Dedicated to creating space and dad-friendly events, Moore says the annual event is an opportunity to make connections with other dads, learn about programs available and have a meal together.
When Kelly L’Hirondelle, executive director MCSBC first arrived in the Okanagan six years ago he found a sense of belonging at the gathering. After losing their six month old daughter to Sudden Infant Death Syndrome, he and his family left Vancouver looking for a fresh start and new connections which they found as they were welcomed at the gathering.
“There is a large Métis population in the Central Okanagan and this is such a great opportunity to see different Aboriginal groups come together for our children. As a father it’s really good to be a role model and show that united front, everyone is working together for our children and for our families,” L’Hirondelle said.

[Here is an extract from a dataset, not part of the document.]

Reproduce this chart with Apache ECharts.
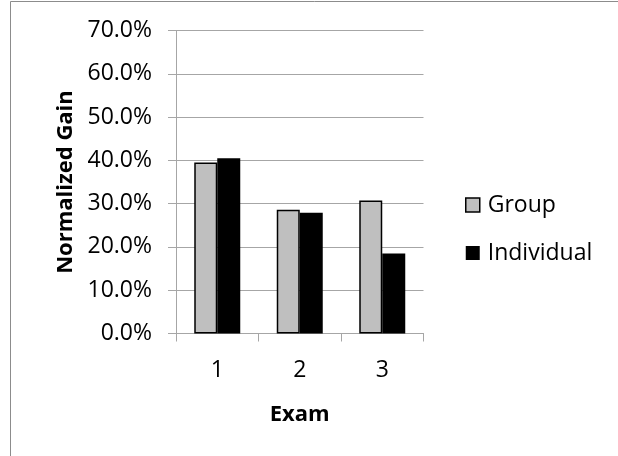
<!DOCTYPE html>
<html>
<head>
<meta charset="utf-8">
<script src="https://cdn.jsdelivr.net/npm/echarts@6/dist/echarts.min.js"></script>
<style>
  html, body { margin: 0; padding: 0; background: #fff; }
  #chart { width: 618px; height: 456px; }
</style>
</head>
<body>
<div id="chart"></div>
<script>
// Normalized gain per exam, in percent
const exams = ['1', '2', '3'];
const groupGain = [39.5, 28.6, 30.7];
const individualGain = [40.5, 27.9, 18.5];
const yTicks = [0, 10, 20, 30, 40, 50, 60, 70];

const FONT = '"Open Sans", "Noto Sans", sans-serif';
const chart = echarts.init(document.getElementById('chart'), null, { renderer: 'canvas' });

chart.setOption({
  backgroundColor: '#ffffff',
  animation: false,
  textStyle: { fontFamily: FONT },
  graphic: [{
    type: 'polyline',
    shape: { points: [[10.5, 470], [10.5, 1.5], [640, 1.5]] },
    style: { stroke: '#8c8c8c', lineWidth: 1, fill: null },
    silent: true
  }],
  grid: { left: 176, right: 194.5, top: 30.5, bottom: 122.5, containLabel: false },
  legend: {
    orient: 'vertical',
    left: 460,
    top: 188.5,
    itemWidth: 14,
    itemHeight: 14,
    itemGap: 25,
    icon: 'rect',
    textStyle: { fontFamily: FONT, fontSize: 23, color: '#000', padding: [0, 0, 0, 3] },
    data: [
      { name: 'Group', itemStyle: { color: '#bfbfbf', borderColor: '#000', borderWidth: 1.5 } },
      { name: 'Individual', itemStyle: { color: '#000' } }
    ]
  },
  xAxis: {
    type: 'category',
    data: exams,
    name: 'Exam',
    nameLocation: 'middle',
    nameGap: 70,
    nameTextStyle: { fontFamily: FONT, fontSize: 22, fontWeight: 'bold', color: '#000' },
    axisLine: { lineStyle: { color: '#a6a6a6', width: 1 } },
    axisTick: { show: true, length: 8, lineStyle: { color: '#a6a6a6' } },
    axisLabel: { fontFamily: FONT, fontSize: 23, color: '#000', margin: 25 }
  },
  yAxis: {
    type: 'value',
    min: yTicks[0],
    max: yTicks[yTicks.length - 1],
    interval: 10,
    name: 'Normalized Gain',
    nameLocation: 'middle',
    nameGap: 99,
    nameTextStyle: { fontFamily: FONT, fontSize: 22, fontWeight: 'bold', color: '#000' },
    axisLine: { show: true, lineStyle: { color: '#a6a6a6', width: 1 } },
    axisTick: { show: true, length: 8, lineStyle: { color: '#a6a6a6' } },
    axisLabel: {
      fontFamily: FONT, fontSize: 23, color: '#000', margin: 24,
      formatter: v => v.toFixed(1) + '%'
    },
    splitLine: { show: true, lineStyle: { color: '#a6a6a6', width: 1 } }
  },
  series: [
    {
      name: 'Group',
      type: 'bar',
      data: groupGain,
      barWidth: 23,
      barGap: '0%',
      itemStyle: { color: '#bfbfbf', borderColor: '#000', borderWidth: 1.5 }
    },
    {
      name: 'Individual',
      type: 'bar',
      data: individualGain,
      barWidth: 23,
      barGap: '0%',
      itemStyle: { color: '#000' }
    }
  ]
});
</script>
</body>
</html>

The event also serves as a day of fun for families that have had their children taken by the Ministry of Children and Family Development and have limited or supervised visits. For those parents, they can find opportunities to speak to others in the same position and learn how to get their children back into their care.
“I am working with families where the ministry is involved, families living in poverty, parents who are separated from their children and are working hard to get their kids back. This is where they learn to take pride in who they are and their culture,” L’Hirondelle said.
A report written last year from B.C.’s Representative for Children and Youth cites that an Indigenous child is 17 times more likely to be taken into care than a non-Indigenous child, and account for 62 per cent of children in government care.
The eleventh annual Aboriginal Family Gathering will be hosted Saturday by Suxkenxitelx kl cecamala (formerly Aboriginal CATCH) that includes the Westbank First Nation, the Métis Community Services Society of B.C., sylix Okanagan Nation Alliance and Success by 6 along with the Ki-Low-Na Friendship Society to create a fun event that focuses on the early years of childhood and bringing the community together.
The event will take place at the Westbank Child Development Centre from 12 p.m. until 4:30 p.m. there will be games, cultural activities, storytelling and a light dinner.
A chartered bus will be available to bring families to the event from locations in Kelowna and Westbank, to arrange a ride call Lisa at the Ki-Low-Na Friendship Society at 250-859-4275.
A new free program, My Daddy and Me is available for Aboriginal fathers, Métis, and fathers with Aboriginal children and their kids starting Oct. 6 and will run every Saturday from 9:30 a.m. until 11 a.m. with the exception of long weekends at the Westbank First Nation Youth Centre.